-- Your objective --
Reproduce the lines of the material exactly, excluding every image.

-- Given information --
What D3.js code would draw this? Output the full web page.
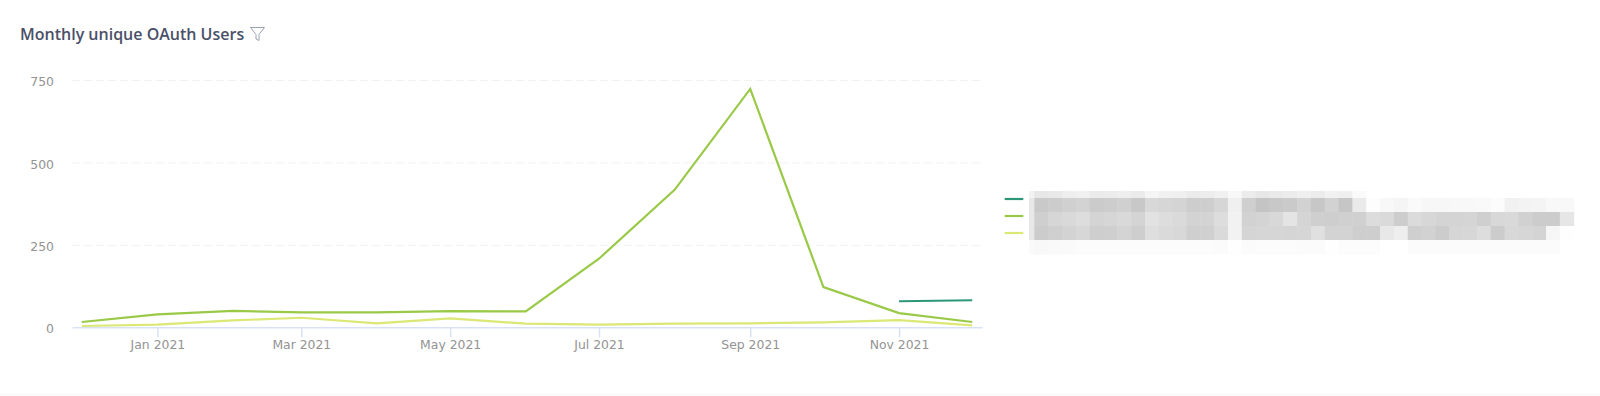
<!DOCTYPE html>
<html>
<head>
<script src="https://d3js.org/d3.v7.min.js"></script>
<style>
  body { margin: 0; background: #fff; }
</style>
</head>
<body>
<svg class="target" width="1600" height="396" style="display:block"></svg>
<script>

// one point per month, Dec 2020 to Dec 2021
const months = ['2020-12-01','2021-01-01','2021-02-01','2021-03-01','2021-04-01','2021-05-01','2021-06-01',
                '2021-07-01','2021-08-01','2021-09-01','2021-10-01','2021-11-01','2021-12-01']

const greenValues = [16, 39, 50, 45, 45, 49, 48, 208, 417, 723, 122, 43, 16]
const limeValues  = [4, 8, 21, 29, 12, 27, 11, 8, 11, 12, 15, 22, 6]
// this one only starts in november
const tealMonths = ['2021-11-01','2021-12-01']
const tealValues = [79, 82]

const yTicks = [0, 250, 500, 750]
const xTicks = ['2021-01-01','2021-03-01','2021-05-01','2021-07-01','2021-09-01','2021-11-01']

// legend names are pixelated in the source, so only the grey levels can be read
const mosaicRows = [
  [242,231,233,238,240,235,236,238,235,245,240,239,235,237,240,248,236,231,234,236,239,236,241,239,250,255,255,255,255,255,255,255,255,255,255,255,255,255,255,255],
  [232,201,204,208,211,203,205,208,200,216,214,212,205,206,214,240,207,196,200,202,210,199,210,198,234,253,248,245,250,247,247,248,248,249,252,241,243,244,248,248],
  [232,207,214,217,221,212,214,217,212,226,221,218,211,212,221,242,210,212,216,228,213,207,206,208,208,220,218,205,219,215,212,212,213,207,216,217,209,204,204,230],
  [232,204,207,211,215,206,207,212,206,222,218,216,207,208,218,242,213,214,214,213,214,224,211,211,206,206,232,238,207,210,204,214,215,221,204,216,214,212,246,254],
  [250,248,249,250,252,252,252,252,252,252,252,252,252,252,251,254,251,252,252,252,251,251,254,252,252,252,255,255,251,251,251,251,251,251,251,251,251,251,251,255]
]

const width = 1600
const height = 396
const margin = { top: 80, right: 618, bottom: 68.7, left: 72 }
const axisColor = '#d8e2f3'
const labelColor = '#939393'
const labelFont = '"DejaVu Sans", sans-serif'

const parseDay = d3.utcParse('%Y-%m-%d')

const xScale = d3.scaleUtc(
  [parseDay('2020-11-27'), parseDay('2021-12-05')],
  [margin.left, width - margin.right]
)

const yScale = d3.scaleLinear([0, 750], [height - margin.bottom, margin.top])

const svg = d3.select('.target')

svg.append('rect')
    .attr('y', 393)
    .attr('width', width)
    .attr('height', 3)
    .attr('fill', '#fbfbfb')

svg.append('text')
    .attr('x', 20)
    .attr('y', 40)
    .style('font-family', '"Open Sans", sans-serif')
    .style('font-weight', 600)
    .style('font-size', '16px')
    .style('fill', '#4a5068')
    .text('Monthly unique OAuth Users')

// funnel icon next to the title
svg.append('path')
    .attr('d', 'M250.5 27.5H264.5L259 34.5V40.5L256 39V34.5Z')
    .attr('fill', 'none')
    .attr('stroke', '#9aa1b0')
    .attr('stroke-width', 1)

// gridlines + y labels
const yAxis = d3.axisLeft(yScale)
    .tickValues(yTicks.slice(1))
    .tickSize(-(width - margin.right - margin.left))
    .tickPadding(18)

svg.append('g')
    .attr('transform', `translate(${margin.left},0)`)
    .call(yAxis)
    .call(g => g.select('.domain').remove())
    .call(g => g.selectAll('.tick line')
      .attr('stroke', '#f2f2f2')
      .attr('stroke-dasharray', '8 4'))
    .call(g => g.selectAll('.tick text').attr('dy', '0.45em'))

// the zero label sits on the axis line, no gridline there
svg.append('g')
    .attr('transform', `translate(${margin.left},0)`)
    .call(d3.axisLeft(yScale).tickValues(yTicks.slice(0, 1)).tickSize(0).tickPadding(18))
    .call(g => g.select('.domain').remove())
    .call(g => g.selectAll('.tick text').attr('dy', '0.45em'))

const xAxis = d3.axisBottom(xScale)
    .tickValues(xTicks.map(parseDay))
    .tickFormat(d3.utcFormat('%b %Y'))
    .tickSizeInner(10)
    .tickSizeOuter(0)
    .tickPadding(2.5)

svg.append('g')
    .attr('transform', `translate(0,${height - margin.bottom})`)
    .call(xAxis)
    .call(g => g.select('.domain').attr('stroke', axisColor).attr('stroke-width', 1.5))
    .call(g => g.selectAll('.tick line').attr('stroke', axisColor).attr('stroke-width', 1.5))

svg.selectAll('.tick text')
    .style('font-family', labelFont)
    .style('font-size', '12.4px')
    .style('fill', labelColor)

const line = d3.line()
    .x(d => xScale(d.date))
    .y(d => yScale(d.value))

const zipSeries = (dates, values) => dates.map((m, i) => ({ date: parseDay(m), value: values[i] }))

const series = [
  { color: '#2e9678', points: zipSeries(tealMonths, tealValues) },
  { color: '#99c947', points: zipSeries(months, greenValues) },
  { color: '#dbe875', points: zipSeries(months, limeValues) }
]

svg.append('defs').append('filter')
    .attr('id', 'soft')
    .attr('x', '-5%').attr('y', '-20%').attr('width', '110%').attr('height', '140%')
  .append('feGaussianBlur')
    .attr('stdDeviation', 0.7)

// draw lime first so that green stays on top, as in the reference
svg.append('g')
    .selectAll('path')
    .data(series.slice().reverse())
    .join('path')
      .attr('d', d => line(d.points))
      .attr('fill', 'none')
      .attr('stroke', d => d.color)
      .attr('stroke-width', 2.2)

// legend
const legendY = d3.scalePoint([0, 1, 2], [199, 233])

svg.append('g')
    .selectAll('line')
    .data(series)
    .join('line')
      .attr('x1', 1004.7)
      .attr('x2', 1023.3)
      .attr('y1', (d, i) => legendY(i))
      .attr('y2', (d, i) => legendY(i))
      .attr('stroke', d => d.color)
      .attr('stroke-width', 2.2)

const mosaicX = d3.scaleBand(d3.range(mosaicRows[0].length), [1020.5, 1573.7])
const mosaicY = d3.scaleBand(d3.range(mosaicRows.length), [184, 254])
const grey = d3.scaleLinear([0, 255], ['#000', '#fff'])

svg.select('defs').append('clipPath')
    .attr('id', 'mosaic-clip')
  .append('rect')
    .attr('x', 1029)
    .attr('y', 191)
    .attr('width', 560)
    .attr('height', 70)

svg.append('g')
    .attr('clip-path', 'url(#mosaic-clip)')
  .append('g')
    .attr('filter', 'url(#soft)')
    .selectAll('g')
    .data(mosaicRows)
    .join('g')
      .attr('transform', (d, i) => `translate(0,${mosaicY(i)})`)
    .selectAll('rect')
    .data(d => d)
    .join('rect')
      .attr('x', (d, i) => mosaicX(i))
      .attr('width', mosaicX.bandwidth() + 0.5)
      .attr('height', mosaicY.bandwidth() + 0.5)
      .attr('fill', d => grey(d))

</script>
</body>
</html>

-- Response to the exercise --
What D3.js code would draw this? Output the full web page.
<!DOCTYPE html>
<html>
<head>
<script src="https://d3js.org/d3.v7.min.js"></script>
<style>
  body { margin: 0; background: #fff; }
</style>
</head>
<body>
<svg class="target" width="1600" height="396" style="display:block"></svg>
<script>

// one point per month, Dec 2020 to Dec 2021
const months = ['2020-12-01','2021-01-01','2021-02-01','2021-03-01','2021-04-01','2021-05-01','2021-06-01',
                '2021-07-01','2021-08-01','2021-09-01','2021-10-01','2021-11-01','2021-12-01']

const greenValues = [16, 39, 50, 45, 45, 49, 48, 208, 417, 723, 122, 43, 16]
const limeValues  = [4, 8, 21, 29, 12, 27, 11, 8, 11, 12, 15, 22, 6]
// this one only starts in november
const tealMonths = ['2021-11-01','2021-12-01']
const tealValues = [79, 82]

const yTicks = [0, 250, 500, 750]
const xTicks = ['2021-01-01','2021-03-01','2021-05-01','2021-07-01','2021-09-01','2021-11-01']

// legend names are pixelated in the source, so only the grey levels can be read
const mosaicRows = [
  [242,231,233,238,240,235,236,238,235,245,240,239,235,237,240,248,236,231,234,236,239,236,241,239,250,255,255,255,255,255,255,255,255,255,255,255,255,255,255,255],
  [232,201,204,208,211,203,205,208,200,216,214,212,205,206,214,240,207,196,200,202,210,199,210,198,234,253,248,245,250,247,247,248,248,249,252,241,243,244,248,248],
  [232,207,214,217,221,212,214,217,212,226,221,218,211,212,221,242,210,212,216,228,213,207,206,208,208,220,218,205,219,215,212,212,213,207,216,217,209,204,204,230],
  [232,204,207,211,215,206,207,212,206,222,218,216,207,208,218,242,213,214,214,213,214,224,211,211,206,206,232,238,207,210,204,214,215,221,204,216,214,212,246,254],
  [250,248,249,250,252,252,252,252,252,252,252,252,252,252,251,254,251,252,252,252,251,251,254,252,252,252,255,255,251,251,251,251,251,251,251,251,251,251,251,255]
]

const width = 1600
const height = 396
const margin = { top: 80, right: 618, bottom: 68.7, left: 72 }
const axisColor = '#d8e2f3'
const labelColor = '#939393'
const labelFont = '"DejaVu Sans", sans-serif'

const parseDay = d3.utcParse('%Y-%m-%d')

const xScale = d3.scaleUtc(
  [parseDay('2020-11-27'), parseDay('2021-12-05')],
  [margin.left, width - margin.right]
)

const yScale = d3.scaleLinear([0, 750], [height - margin.bottom, margin.top])

const svg = d3.select('.target')

svg.append('rect')
    .attr('y', 393)
    .attr('width', width)
    .attr('height', 3)
    .attr('fill', '#fbfbfb')

svg.append('text')
    .attr('x', 20)
    .attr('y', 40)
    .style('font-family', '"Open Sans", sans-serif')
    .style('font-weight', 600)
    .style('font-size', '16px')
    .style('fill', '#4a5068')
    .text('Monthly unique OAuth Users')

// funnel icon next to the title
svg.append('path')
    .attr('d', 'M250.5 27.5H264.5L259 34.5V40.5L256 39V34.5Z')
    .attr('fill', 'none')
    .attr('stroke', '#9aa1b0')
    .attr('stroke-width', 1)

// gridlines + y labels
const yAxis = d3.axisLeft(yScale)
    .tickValues(yTicks.slice(1))
    .tickSize(-(width - margin.right - margin.left))
    .tickPadding(18)

svg.append('g')
    .attr('transform', `translate(${margin.left},0)`)
    .call(yAxis)
    .call(g => g.select('.domain').remove())
    .call(g => g.selectAll('.tick line')
      .attr('stroke', '#f2f2f2')
      .attr('stroke-dasharray', '8 4'))
    .call(g => g.selectAll('.tick text').attr('dy', '0.45em'))

// the zero label sits on the axis line, no gridline there
svg.append('g')
    .attr('transform', `translate(${margin.left},0)`)
    .call(d3.axisLeft(yScale).tickValues(yTicks.slice(0, 1)).tickSize(0).tickPadding(18))
    .call(g => g.select('.domain').remove())
    .call(g => g.selectAll('.tick text').attr('dy', '0.45em'))

const xAxis = d3.axisBottom(xScale)
    .tickValues(xTicks.map(parseDay))
    .tickFormat(d3.utcFormat('%b %Y'))
    .tickSizeInner(10)
    .tickSizeOuter(0)
    .tickPadding(2.5)

svg.append('g')
    .attr('transform', `translate(0,${height - margin.bottom})`)
    .call(xAxis)
    .call(g => g.select('.domain').attr('stroke', axisColor).attr('stroke-width', 1.5))
    .call(g => g.selectAll('.tick line').attr('stroke', axisColor).attr('stroke-width', 1.5))

svg.selectAll('.tick text')
    .style('font-family', labelFont)
    .style('font-size', '12.4px')
    .style('fill', labelColor)

const line = d3.line()
    .x(d => xScale(d.date))
    .y(d => yScale(d.value))

const zipSeries = (dates, values) => dates.map((m, i) => ({ date: parseDay(m), value: values[i] }))

const series = [
  { color: '#2e9678', points: zipSeries(tealMonths, tealValues) },
  { color: '#99c947', points: zipSeries(months, greenValues) },
  { color: '#dbe875', points: zipSeries(months, limeValues) }
]

svg.append('defs').append('filter')
    .attr('id', 'soft')
    .attr('x', '-5%').attr('y', '-20%').attr('width', '110%').attr('height', '140%')
  .append('feGaussianBlur')
    .attr('stdDeviation', 0.7)

// draw lime first so that green stays on top, as in the reference
svg.append('g')
    .selectAll('path')
    .data(series.slice().reverse())
    .join('path')
      .attr('d', d => line(d.points))
      .attr('fill', 'none')
      .attr('stroke', d => d.color)
      .attr('stroke-width', 2.2)

// legend
const legendY = d3.scalePoint([0, 1, 2], [199, 233])

svg.append('g')
    .selectAll('line')
    .data(series)
    .join('line')
      .attr('x1', 1004.7)
      .attr('x2', 1023.3)
      .attr('y1', (d, i) => legendY(i))
      .attr('y2', (d, i) => legendY(i))
      .attr('stroke', d => d.color)
      .attr('stroke-width', 2.2)

const mosaicX = d3.scaleBand(d3.range(mosaicRows[0].length), [1020.5, 1573.7])
const mosaicY = d3.scaleBand(d3.range(mosaicRows.length), [184, 254])
const grey = d3.scaleLinear([0, 255], ['#000', '#fff'])

svg.select('defs').append('clipPath')
    .attr('id', 'mosaic-clip')
  .append('rect')
    .attr('x', 1029)
    .attr('y', 191)
    .attr('width', 560)
    .attr('height', 70)

svg.append('g')
    .attr('clip-path', 'url(#mosaic-clip)')
  .append('g')
    .attr('filter', 'url(#soft)')
    .selectAll('g')
    .data(mosaicRows)
    .join('g')
      .attr('transform', (d, i) => `translate(0,${mosaicY(i)})`)
    .selectAll('rect')
    .data(d => d)
    .join('rect')
      .attr('x', (d, i) => mosaicX(i))
      .attr('width', mosaicX.bandwidth() + 0.5)
      .attr('height', mosaicY.bandwidth() + 0.5)
      .attr('fill', d => grey(d))

</script>
</body>
</html>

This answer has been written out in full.